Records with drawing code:
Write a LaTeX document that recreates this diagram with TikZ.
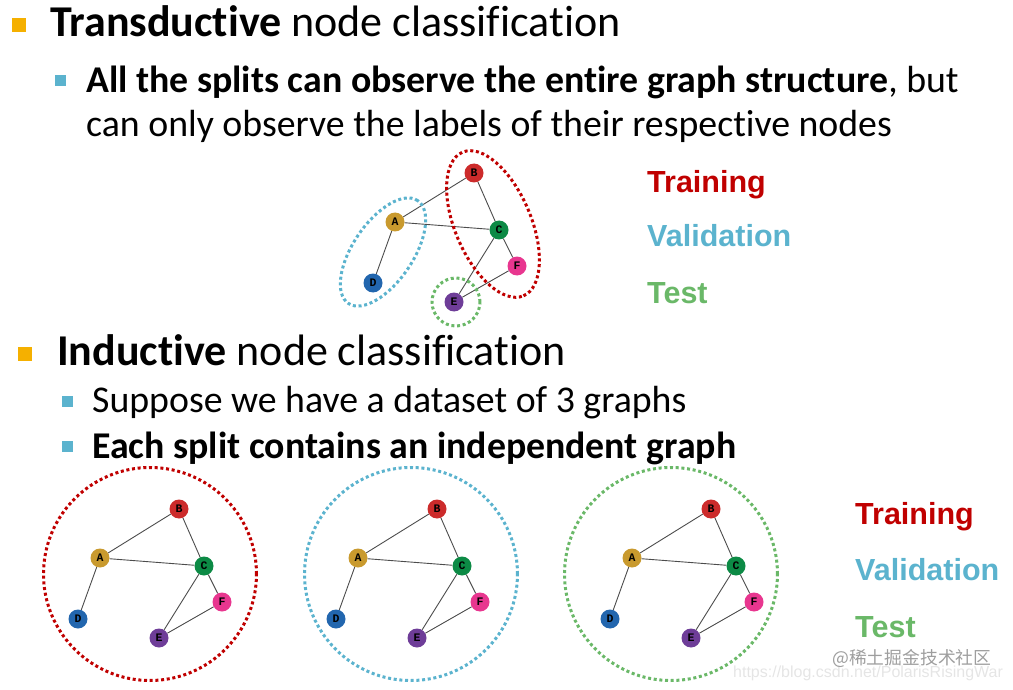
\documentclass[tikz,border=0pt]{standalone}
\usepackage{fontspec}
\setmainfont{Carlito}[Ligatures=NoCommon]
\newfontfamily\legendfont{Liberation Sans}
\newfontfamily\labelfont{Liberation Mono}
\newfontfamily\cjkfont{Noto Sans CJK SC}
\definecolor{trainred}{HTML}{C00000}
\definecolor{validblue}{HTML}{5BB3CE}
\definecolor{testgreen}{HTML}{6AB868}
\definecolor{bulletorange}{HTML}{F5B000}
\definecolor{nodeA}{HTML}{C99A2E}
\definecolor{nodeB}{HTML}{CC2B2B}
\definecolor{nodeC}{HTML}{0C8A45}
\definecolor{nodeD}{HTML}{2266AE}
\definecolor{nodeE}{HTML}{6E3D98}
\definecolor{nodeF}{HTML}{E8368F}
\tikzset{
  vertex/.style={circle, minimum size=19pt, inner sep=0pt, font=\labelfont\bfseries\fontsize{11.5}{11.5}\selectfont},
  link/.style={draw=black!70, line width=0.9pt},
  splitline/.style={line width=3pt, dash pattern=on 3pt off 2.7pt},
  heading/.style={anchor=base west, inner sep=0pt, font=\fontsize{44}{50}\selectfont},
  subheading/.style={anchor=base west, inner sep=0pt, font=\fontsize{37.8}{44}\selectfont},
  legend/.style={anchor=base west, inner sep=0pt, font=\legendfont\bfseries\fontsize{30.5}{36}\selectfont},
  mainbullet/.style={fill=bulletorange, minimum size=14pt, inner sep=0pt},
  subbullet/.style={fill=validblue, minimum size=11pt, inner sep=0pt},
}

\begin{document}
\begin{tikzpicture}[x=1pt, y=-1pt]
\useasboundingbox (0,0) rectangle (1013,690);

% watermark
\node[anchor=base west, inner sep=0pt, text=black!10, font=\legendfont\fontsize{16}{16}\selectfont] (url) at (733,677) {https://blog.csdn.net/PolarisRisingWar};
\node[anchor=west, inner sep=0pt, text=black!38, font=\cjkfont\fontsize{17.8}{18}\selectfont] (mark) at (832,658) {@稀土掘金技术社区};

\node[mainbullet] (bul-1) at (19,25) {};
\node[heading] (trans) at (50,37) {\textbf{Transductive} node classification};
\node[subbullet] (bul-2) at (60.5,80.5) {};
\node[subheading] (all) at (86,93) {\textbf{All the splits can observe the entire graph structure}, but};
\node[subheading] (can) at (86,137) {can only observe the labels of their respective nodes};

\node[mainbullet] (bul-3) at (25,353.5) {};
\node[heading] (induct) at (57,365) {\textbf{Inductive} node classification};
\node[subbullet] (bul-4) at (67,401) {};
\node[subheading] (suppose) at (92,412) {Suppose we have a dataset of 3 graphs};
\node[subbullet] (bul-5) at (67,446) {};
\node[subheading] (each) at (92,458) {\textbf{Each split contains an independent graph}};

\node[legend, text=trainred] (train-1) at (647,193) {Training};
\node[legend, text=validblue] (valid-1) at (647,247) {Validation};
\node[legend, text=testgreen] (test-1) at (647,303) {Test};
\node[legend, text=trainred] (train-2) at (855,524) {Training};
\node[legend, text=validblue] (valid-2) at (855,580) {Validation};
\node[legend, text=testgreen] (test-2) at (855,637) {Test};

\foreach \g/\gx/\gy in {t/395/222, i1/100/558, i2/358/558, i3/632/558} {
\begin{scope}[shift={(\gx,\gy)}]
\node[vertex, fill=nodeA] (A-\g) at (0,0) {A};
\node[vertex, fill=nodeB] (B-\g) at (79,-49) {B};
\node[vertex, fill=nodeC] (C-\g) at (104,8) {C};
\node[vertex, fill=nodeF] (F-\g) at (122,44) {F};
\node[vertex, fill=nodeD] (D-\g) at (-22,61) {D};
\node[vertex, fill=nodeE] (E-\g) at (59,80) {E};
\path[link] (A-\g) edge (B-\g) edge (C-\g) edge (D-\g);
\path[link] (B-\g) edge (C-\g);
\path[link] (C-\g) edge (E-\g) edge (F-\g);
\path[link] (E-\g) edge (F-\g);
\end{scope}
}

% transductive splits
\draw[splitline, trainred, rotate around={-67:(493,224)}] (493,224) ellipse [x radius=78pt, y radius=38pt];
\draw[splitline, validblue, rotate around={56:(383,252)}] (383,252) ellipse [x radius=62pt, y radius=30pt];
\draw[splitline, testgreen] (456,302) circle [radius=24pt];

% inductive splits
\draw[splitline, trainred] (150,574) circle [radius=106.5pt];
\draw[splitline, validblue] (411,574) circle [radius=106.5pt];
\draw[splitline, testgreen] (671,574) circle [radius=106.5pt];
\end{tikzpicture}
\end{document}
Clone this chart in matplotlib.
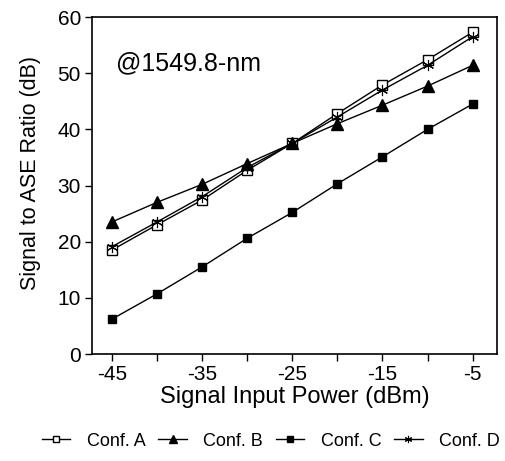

What is needed.
Quote the material in full and exactly; do not carry over its pictures.

Exercise response.
Write a LaTeX document that recreates this diagram with TikZ.
\documentclass[tikz,border=0pt]{standalone}
\usepackage{fontspec}
\setmainfont{Carlito}[Ligatures=NoCommon]
\newfontfamily\legendfont{Liberation Sans}
\newfontfamily\labelfont{Liberation Mono}
\newfontfamily\cjkfont{Noto Sans CJK SC}
\definecolor{trainred}{HTML}{C00000}
\definecolor{validblue}{HTML}{5BB3CE}
\definecolor{testgreen}{HTML}{6AB868}
\definecolor{bulletorange}{HTML}{F5B000}
\definecolor{nodeA}{HTML}{C99A2E}
\definecolor{nodeB}{HTML}{CC2B2B}
\definecolor{nodeC}{HTML}{0C8A45}
\definecolor{nodeD}{HTML}{2266AE}
\definecolor{nodeE}{HTML}{6E3D98}
\definecolor{nodeF}{HTML}{E8368F}
\tikzset{
  vertex/.style={circle, minimum size=19pt, inner sep=0pt, font=\labelfont\bfseries\fontsize{11.5}{11.5}\selectfont},
  link/.style={draw=black!70, line width=0.9pt},
  splitline/.style={line width=3pt, dash pattern=on 3pt off 2.7pt},
  heading/.style={anchor=base west, inner sep=0pt, font=\fontsize{44}{50}\selectfont},
  subheading/.style={anchor=base west, inner sep=0pt, font=\fontsize{37.8}{44}\selectfont},
  legend/.style={anchor=base west, inner sep=0pt, font=\legendfont\bfseries\fontsize{30.5}{36}\selectfont},
  mainbullet/.style={fill=bulletorange, minimum size=14pt, inner sep=0pt},
  subbullet/.style={fill=validblue, minimum size=11pt, inner sep=0pt},
}

\begin{document}
\begin{tikzpicture}[x=1pt, y=-1pt]
\useasboundingbox (0,0) rectangle (1013,690);

% watermark
\node[anchor=base west, inner sep=0pt, text=black!10, font=\legendfont\fontsize{16}{16}\selectfont] (url) at (733,677) {https://blog.csdn.net/PolarisRisingWar};
\node[anchor=west, inner sep=0pt, text=black!38, font=\cjkfont\fontsize{17.8}{18}\selectfont] (mark) at (832,658) {@稀土掘金技术社区};

\node[mainbullet] (bul-1) at (19,25) {};
\node[heading] (trans) at (50,37) {\textbf{Transductive} node classification};
\node[subbullet] (bul-2) at (60.5,80.5) {};
\node[subheading] (all) at (86,93) {\textbf{All the splits can observe the entire graph structure}, but};
\node[subheading] (can) at (86,137) {can only observe the labels of their respective nodes};

\node[mainbullet] (bul-3) at (25,353.5) {};
\node[heading] (induct) at (57,365) {\textbf{Inductive} node classification};
\node[subbullet] (bul-4) at (67,401) {};
\node[subheading] (suppose) at (92,412) {Suppose we have a dataset of 3 graphs};
\node[subbullet] (bul-5) at (67,446) {};
\node[subheading] (each) at (92,458) {\textbf{Each split contains an independent graph}};

\node[legend, text=trainred] (train-1) at (647,193) {Training};
\node[legend, text=validblue] (valid-1) at (647,247) {Validation};
\node[legend, text=testgreen] (test-1) at (647,303) {Test};
\node[legend, text=trainred] (train-2) at (855,524) {Training};
\node[legend, text=validblue] (valid-2) at (855,580) {Validation};
\node[legend, text=testgreen] (test-2) at (855,637) {Test};

\foreach \g/\gx/\gy in {t/395/222, i1/100/558, i2/358/558, i3/632/558} {
\begin{scope}[shift={(\gx,\gy)}]
\node[vertex, fill=nodeA] (A-\g) at (0,0) {A};
\node[vertex, fill=nodeB] (B-\g) at (79,-49) {B};
\node[vertex, fill=nodeC] (C-\g) at (104,8) {C};
\node[vertex, fill=nodeF] (F-\g) at (122,44) {F};
\node[vertex, fill=nodeD] (D-\g) at (-22,61) {D};
\node[vertex, fill=nodeE] (E-\g) at (59,80) {E};
\path[link] (A-\g) edge (B-\g) edge (C-\g) edge (D-\g);
\path[link] (B-\g) edge (C-\g);
\path[link] (C-\g) edge (E-\g) edge (F-\g);
\path[link] (E-\g) edge (F-\g);
\end{scope}
}

% transductive splits
\draw[splitline, trainred, rotate around={-67:(493,224)}] (493,224) ellipse [x radius=78pt, y radius=38pt];
\draw[splitline, validblue, rotate around={56:(383,252)}] (383,252) ellipse [x radius=62pt, y radius=30pt];
\draw[splitline, testgreen] (456,302) circle [radius=24pt];

% inductive splits
\draw[splitline, trainred] (150,574) circle [radius=106.5pt];
\draw[splitline, validblue] (411,574) circle [radius=106.5pt];
\draw[splitline, testgreen] (671,574) circle [radius=106.5pt];
\end{tikzpicture}
\end{document}
Clone this chart in matplotlib.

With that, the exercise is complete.